##### RECORDS SUPPLIED #####

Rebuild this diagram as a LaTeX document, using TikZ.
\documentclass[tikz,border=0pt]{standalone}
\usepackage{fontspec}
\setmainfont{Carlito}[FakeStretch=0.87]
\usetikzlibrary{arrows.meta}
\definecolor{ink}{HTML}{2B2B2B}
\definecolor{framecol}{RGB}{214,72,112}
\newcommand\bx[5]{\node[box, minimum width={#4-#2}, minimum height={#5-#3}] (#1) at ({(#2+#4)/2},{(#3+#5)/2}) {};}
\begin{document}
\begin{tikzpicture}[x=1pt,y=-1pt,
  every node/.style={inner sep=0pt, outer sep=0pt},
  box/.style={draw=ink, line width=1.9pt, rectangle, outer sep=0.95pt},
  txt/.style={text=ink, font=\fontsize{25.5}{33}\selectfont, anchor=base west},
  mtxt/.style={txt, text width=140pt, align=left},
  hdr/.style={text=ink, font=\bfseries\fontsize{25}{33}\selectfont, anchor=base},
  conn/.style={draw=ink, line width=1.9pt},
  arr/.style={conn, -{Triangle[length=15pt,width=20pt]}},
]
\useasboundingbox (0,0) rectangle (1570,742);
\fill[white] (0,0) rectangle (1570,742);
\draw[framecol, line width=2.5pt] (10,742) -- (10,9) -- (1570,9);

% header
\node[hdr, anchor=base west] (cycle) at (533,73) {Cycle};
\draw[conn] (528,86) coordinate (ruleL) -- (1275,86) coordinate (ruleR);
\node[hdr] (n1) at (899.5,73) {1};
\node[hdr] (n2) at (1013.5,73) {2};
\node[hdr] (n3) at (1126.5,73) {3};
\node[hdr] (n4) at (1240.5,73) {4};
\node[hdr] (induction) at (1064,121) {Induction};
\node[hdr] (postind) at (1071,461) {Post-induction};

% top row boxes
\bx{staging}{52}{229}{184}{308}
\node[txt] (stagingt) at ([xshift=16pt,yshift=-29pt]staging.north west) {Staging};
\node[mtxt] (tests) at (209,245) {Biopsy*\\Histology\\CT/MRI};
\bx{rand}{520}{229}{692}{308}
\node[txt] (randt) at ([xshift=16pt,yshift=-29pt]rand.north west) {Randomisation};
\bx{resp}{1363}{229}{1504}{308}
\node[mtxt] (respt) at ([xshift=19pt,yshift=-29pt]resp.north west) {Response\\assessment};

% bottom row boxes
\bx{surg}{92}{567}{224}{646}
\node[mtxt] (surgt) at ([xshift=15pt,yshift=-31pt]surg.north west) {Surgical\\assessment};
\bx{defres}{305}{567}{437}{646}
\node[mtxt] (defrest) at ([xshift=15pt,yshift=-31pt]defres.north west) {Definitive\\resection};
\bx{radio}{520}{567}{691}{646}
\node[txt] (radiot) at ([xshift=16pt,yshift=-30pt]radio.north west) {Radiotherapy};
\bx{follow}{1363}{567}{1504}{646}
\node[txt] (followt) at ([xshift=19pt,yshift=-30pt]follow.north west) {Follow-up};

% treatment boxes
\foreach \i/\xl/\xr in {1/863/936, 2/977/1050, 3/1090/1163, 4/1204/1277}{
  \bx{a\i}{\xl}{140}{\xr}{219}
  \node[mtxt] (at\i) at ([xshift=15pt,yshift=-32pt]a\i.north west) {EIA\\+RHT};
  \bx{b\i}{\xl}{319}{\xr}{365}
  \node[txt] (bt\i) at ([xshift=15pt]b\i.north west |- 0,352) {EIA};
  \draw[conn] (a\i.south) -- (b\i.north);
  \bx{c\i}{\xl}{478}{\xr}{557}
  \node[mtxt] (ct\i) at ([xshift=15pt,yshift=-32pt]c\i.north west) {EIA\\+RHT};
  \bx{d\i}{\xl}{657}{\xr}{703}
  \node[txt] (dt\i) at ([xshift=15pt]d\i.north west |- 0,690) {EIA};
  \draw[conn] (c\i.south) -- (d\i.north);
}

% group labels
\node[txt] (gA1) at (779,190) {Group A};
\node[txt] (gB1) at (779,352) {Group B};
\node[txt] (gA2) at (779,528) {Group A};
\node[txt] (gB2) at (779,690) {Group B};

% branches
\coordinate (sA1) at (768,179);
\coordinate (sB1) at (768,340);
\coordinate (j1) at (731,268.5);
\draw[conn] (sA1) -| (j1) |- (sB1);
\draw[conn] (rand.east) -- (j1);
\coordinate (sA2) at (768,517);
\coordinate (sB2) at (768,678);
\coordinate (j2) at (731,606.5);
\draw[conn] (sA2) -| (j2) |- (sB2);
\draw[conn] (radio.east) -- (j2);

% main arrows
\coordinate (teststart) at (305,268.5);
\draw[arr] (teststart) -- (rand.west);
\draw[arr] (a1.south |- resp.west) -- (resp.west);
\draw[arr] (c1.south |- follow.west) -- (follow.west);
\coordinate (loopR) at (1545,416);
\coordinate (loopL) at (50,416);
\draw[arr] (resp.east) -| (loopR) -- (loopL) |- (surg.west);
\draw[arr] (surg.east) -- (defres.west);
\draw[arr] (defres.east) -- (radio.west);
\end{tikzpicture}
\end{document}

#####
##### RECORDS SUPPLIED #####

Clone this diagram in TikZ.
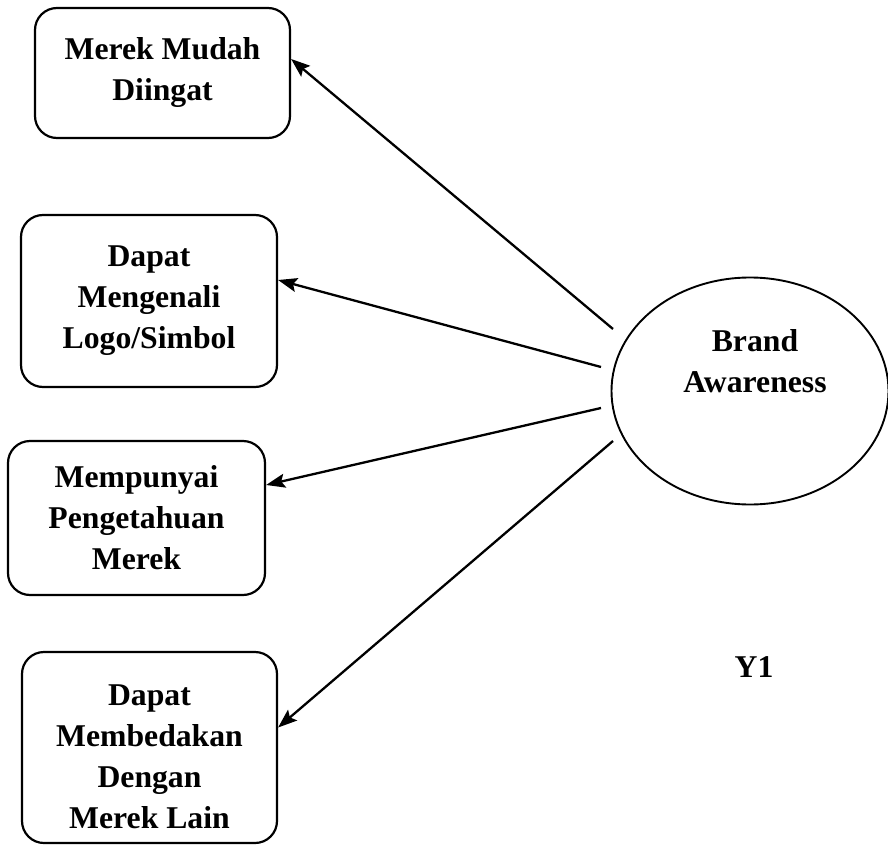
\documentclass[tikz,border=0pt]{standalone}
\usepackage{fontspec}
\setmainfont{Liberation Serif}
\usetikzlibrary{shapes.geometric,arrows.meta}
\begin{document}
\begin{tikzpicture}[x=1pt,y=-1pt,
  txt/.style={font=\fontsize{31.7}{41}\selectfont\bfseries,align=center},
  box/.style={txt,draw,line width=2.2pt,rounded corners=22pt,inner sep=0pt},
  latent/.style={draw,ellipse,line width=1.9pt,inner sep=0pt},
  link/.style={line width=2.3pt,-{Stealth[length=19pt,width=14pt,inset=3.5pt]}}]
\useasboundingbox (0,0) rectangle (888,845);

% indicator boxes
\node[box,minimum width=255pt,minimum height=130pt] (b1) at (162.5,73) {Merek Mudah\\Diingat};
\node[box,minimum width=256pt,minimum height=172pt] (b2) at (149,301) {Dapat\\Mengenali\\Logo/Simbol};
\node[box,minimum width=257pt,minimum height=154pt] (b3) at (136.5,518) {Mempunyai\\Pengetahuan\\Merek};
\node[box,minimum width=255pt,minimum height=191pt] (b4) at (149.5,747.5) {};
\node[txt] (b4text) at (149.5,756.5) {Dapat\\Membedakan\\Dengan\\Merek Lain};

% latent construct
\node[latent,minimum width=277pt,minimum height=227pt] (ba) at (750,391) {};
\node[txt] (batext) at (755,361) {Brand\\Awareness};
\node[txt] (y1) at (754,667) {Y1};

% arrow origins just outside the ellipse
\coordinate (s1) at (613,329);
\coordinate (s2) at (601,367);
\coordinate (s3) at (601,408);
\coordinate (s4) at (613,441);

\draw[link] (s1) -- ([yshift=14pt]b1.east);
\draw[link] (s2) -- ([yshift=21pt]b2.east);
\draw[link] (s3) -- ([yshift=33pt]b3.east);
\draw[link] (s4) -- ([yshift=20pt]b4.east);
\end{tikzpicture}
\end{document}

#####
##### RECORDS SUPPLIED #####

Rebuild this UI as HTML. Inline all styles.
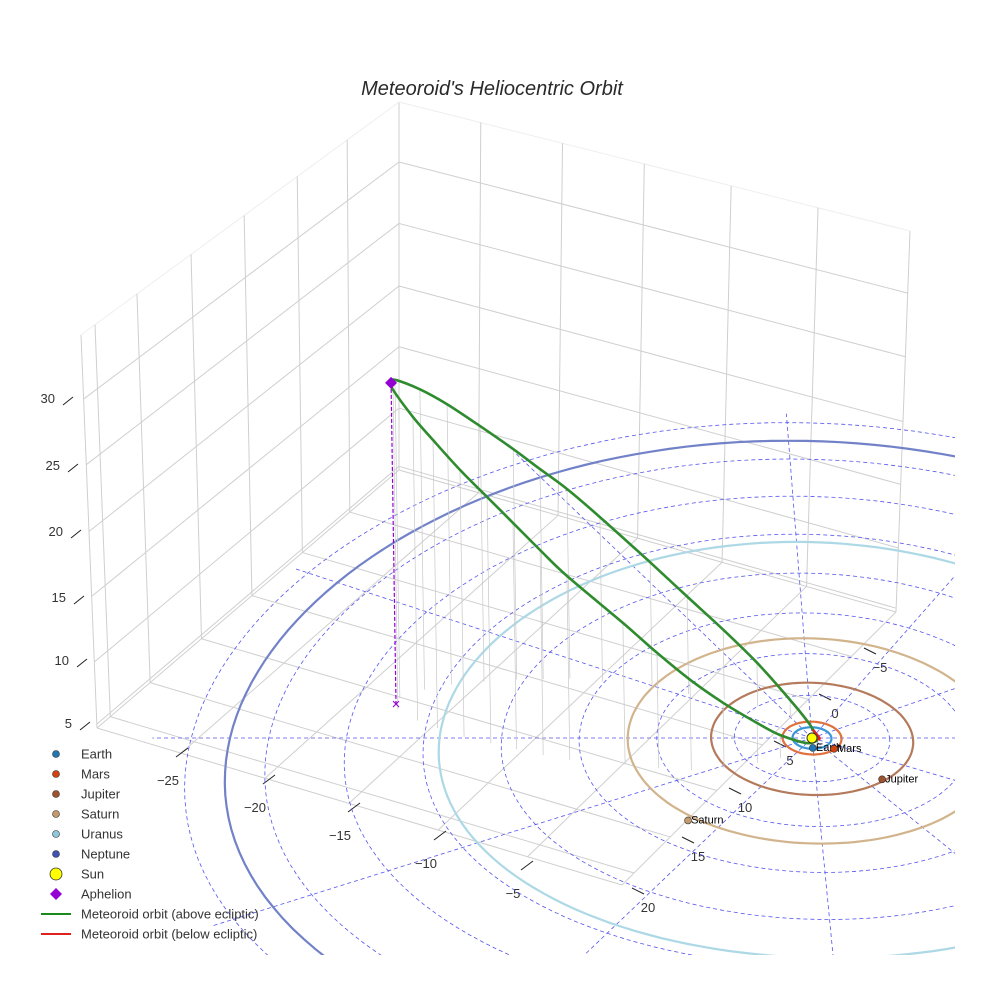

#####

REQUIREMENTS
For the material above, give again only the lines starting at the line that contains "Clone this diagram in TikZ." and ending at the line that contains "(0,0) rectangle (888,845);". Pictures do not belong in the copy.

EXERCISE RESPONSE
Clone this diagram in TikZ.
\documentclass[tikz,border=0pt]{standalone}
\usepackage{fontspec}
\setmainfont{Liberation Serif}
\usetikzlibrary{shapes.geometric,arrows.meta}
\begin{document}
\begin{tikzpicture}[x=1pt,y=-1pt,
  txt/.style={font=\fontsize{31.7}{41}\selectfont\bfseries,align=center},
  box/.style={txt,draw,line width=2.2pt,rounded corners=22pt,inner sep=0pt},
  latent/.style={draw,ellipse,line width=1.9pt,inner sep=0pt},
  link/.style={line width=2.3pt,-{Stealth[length=19pt,width=14pt,inset=3.5pt]}}]
\useasboundingbox (0,0) rectangle (888,845);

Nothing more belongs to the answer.